* _TASK TO CARRY OUT_
Only the lines from the start of the data through the line containing "plt.rcParams['font.family'] = ['Liberation" should be written out, exactly as they are, with both ends included and the pictures left out.
▬▬▬▬▬▬▬▬▬▬
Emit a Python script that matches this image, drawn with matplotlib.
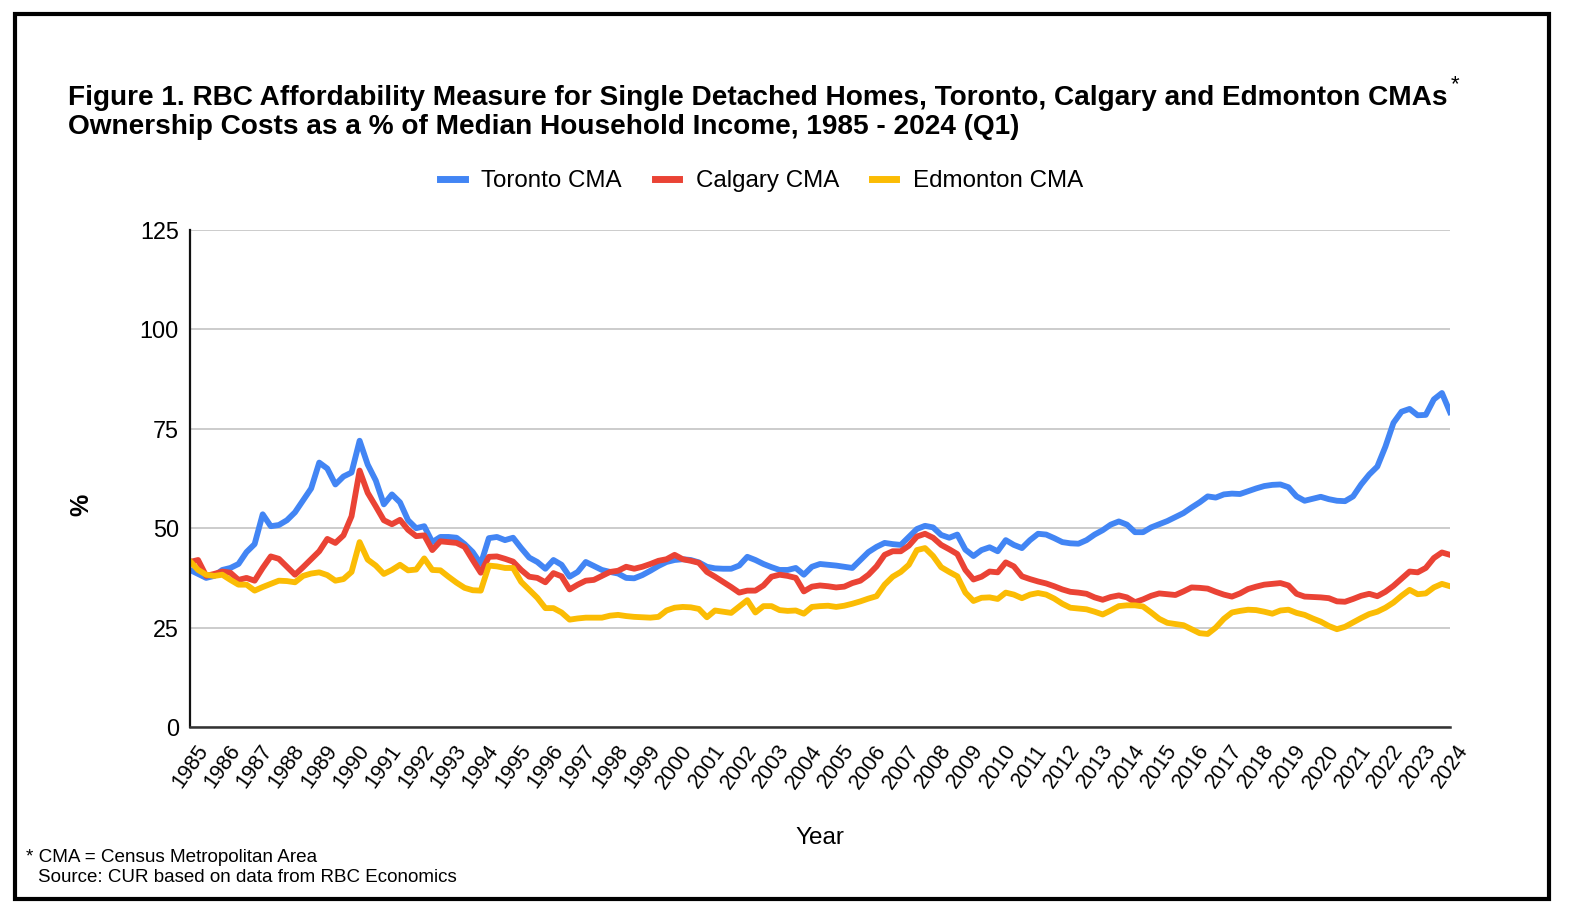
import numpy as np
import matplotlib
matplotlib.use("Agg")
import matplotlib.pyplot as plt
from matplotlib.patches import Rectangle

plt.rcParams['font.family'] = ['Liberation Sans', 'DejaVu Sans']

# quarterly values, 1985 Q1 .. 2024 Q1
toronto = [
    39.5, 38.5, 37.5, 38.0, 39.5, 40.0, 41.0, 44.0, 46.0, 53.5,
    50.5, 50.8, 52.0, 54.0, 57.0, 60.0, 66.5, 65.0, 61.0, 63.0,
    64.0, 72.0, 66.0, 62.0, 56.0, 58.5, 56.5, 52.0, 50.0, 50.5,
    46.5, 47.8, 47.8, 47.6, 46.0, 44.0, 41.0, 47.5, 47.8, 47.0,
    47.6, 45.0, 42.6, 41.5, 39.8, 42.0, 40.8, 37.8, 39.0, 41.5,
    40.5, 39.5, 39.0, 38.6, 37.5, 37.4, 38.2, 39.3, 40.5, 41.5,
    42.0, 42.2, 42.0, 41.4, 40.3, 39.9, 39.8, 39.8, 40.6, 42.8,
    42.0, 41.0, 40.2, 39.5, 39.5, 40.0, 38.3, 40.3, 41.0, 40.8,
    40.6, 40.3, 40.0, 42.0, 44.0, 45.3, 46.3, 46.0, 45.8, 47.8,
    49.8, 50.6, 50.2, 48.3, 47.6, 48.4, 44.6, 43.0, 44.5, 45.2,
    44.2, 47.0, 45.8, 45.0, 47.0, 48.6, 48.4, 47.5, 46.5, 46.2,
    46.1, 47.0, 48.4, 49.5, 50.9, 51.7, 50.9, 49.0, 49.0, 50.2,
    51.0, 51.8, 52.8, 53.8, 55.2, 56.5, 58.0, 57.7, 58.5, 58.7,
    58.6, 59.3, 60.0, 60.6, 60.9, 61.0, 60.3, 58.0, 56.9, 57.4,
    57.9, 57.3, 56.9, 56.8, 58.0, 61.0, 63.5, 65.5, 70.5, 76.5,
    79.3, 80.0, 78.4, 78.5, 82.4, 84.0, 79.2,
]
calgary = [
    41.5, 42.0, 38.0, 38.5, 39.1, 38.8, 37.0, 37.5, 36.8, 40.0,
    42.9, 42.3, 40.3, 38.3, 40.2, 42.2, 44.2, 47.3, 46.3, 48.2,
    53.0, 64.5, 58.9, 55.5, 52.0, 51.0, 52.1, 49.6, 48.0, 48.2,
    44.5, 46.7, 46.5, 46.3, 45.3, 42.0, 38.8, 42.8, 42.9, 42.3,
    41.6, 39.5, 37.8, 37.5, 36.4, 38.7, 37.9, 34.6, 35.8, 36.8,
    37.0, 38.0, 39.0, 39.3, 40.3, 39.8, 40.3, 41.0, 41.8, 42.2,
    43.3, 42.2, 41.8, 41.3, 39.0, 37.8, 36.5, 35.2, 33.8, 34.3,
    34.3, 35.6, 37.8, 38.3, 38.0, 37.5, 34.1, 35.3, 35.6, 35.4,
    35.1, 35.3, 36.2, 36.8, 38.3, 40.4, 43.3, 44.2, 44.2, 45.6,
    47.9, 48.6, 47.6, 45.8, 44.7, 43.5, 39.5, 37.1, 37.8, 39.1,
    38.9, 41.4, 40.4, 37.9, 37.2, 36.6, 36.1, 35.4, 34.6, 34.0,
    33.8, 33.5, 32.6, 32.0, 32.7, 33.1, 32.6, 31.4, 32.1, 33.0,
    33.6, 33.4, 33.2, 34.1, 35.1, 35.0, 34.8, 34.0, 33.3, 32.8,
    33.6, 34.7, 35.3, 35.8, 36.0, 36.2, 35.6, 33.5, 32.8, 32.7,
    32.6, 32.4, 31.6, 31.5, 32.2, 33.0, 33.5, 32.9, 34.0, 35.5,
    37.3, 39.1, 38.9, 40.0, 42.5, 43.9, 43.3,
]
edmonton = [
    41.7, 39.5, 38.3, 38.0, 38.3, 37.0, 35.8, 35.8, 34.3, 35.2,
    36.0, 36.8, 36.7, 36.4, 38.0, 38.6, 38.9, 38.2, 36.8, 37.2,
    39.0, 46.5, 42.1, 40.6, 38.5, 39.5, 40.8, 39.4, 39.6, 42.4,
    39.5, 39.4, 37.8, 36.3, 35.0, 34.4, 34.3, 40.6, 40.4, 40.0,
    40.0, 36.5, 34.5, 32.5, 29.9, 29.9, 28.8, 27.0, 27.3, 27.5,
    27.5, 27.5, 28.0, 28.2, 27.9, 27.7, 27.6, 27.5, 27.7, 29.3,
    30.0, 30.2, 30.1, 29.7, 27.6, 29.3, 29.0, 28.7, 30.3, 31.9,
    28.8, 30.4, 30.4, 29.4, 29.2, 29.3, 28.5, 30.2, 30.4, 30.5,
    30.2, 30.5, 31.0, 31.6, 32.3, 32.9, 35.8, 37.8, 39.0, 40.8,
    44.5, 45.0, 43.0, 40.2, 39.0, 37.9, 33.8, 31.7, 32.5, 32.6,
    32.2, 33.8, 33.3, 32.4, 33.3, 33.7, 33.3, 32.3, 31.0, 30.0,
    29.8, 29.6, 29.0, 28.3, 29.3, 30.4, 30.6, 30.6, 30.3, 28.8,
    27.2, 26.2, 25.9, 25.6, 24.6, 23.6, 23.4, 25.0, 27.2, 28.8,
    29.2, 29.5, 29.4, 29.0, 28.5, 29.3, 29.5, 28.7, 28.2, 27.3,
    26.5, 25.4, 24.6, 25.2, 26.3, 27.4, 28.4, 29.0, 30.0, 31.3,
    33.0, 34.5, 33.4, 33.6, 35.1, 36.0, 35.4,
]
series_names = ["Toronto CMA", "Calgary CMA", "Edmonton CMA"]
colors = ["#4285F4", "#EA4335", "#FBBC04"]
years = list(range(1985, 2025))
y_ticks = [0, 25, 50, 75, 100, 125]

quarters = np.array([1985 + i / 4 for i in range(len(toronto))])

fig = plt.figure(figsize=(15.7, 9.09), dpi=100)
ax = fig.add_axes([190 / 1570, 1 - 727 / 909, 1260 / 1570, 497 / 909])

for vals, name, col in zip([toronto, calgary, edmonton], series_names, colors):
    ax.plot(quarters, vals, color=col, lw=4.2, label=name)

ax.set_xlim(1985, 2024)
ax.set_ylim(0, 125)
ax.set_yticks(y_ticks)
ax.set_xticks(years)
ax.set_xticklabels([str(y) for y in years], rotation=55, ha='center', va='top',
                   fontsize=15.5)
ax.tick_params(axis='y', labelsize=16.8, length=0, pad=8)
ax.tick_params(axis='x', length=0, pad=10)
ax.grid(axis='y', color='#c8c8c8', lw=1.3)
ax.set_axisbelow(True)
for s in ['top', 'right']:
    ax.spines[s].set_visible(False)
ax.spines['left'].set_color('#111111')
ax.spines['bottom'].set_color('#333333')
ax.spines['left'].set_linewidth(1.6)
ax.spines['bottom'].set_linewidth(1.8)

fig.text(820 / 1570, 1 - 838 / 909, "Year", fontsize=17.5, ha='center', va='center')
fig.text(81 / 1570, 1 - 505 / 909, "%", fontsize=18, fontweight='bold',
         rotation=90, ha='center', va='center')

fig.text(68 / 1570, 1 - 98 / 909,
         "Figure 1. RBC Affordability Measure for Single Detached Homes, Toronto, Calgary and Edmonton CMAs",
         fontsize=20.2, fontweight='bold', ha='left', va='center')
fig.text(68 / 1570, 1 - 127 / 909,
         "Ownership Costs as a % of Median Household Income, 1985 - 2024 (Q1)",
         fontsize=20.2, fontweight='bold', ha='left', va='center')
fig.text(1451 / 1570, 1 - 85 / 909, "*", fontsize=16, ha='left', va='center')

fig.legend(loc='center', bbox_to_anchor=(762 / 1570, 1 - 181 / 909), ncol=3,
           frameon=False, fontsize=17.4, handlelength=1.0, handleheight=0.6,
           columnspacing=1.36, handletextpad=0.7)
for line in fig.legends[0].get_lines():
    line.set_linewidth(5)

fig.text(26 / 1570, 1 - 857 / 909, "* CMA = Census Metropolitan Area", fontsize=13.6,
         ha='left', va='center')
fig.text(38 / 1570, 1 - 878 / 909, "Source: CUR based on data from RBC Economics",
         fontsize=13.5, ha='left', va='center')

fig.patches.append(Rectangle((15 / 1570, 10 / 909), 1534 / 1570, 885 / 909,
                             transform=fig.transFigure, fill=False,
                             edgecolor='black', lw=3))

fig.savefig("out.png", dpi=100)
▬▬▬▬▬▬▬▬▬▬
* _FULL RESPONSE_
Emit a Python script that matches this image, drawn with matplotlib.
import numpy as np
import matplotlib
matplotlib.use("Agg")
import matplotlib.pyplot as plt
from matplotlib.patches import Rectangle

plt.rcParams['font.family'] = ['Liberation Sans', 'DejaVu Sans']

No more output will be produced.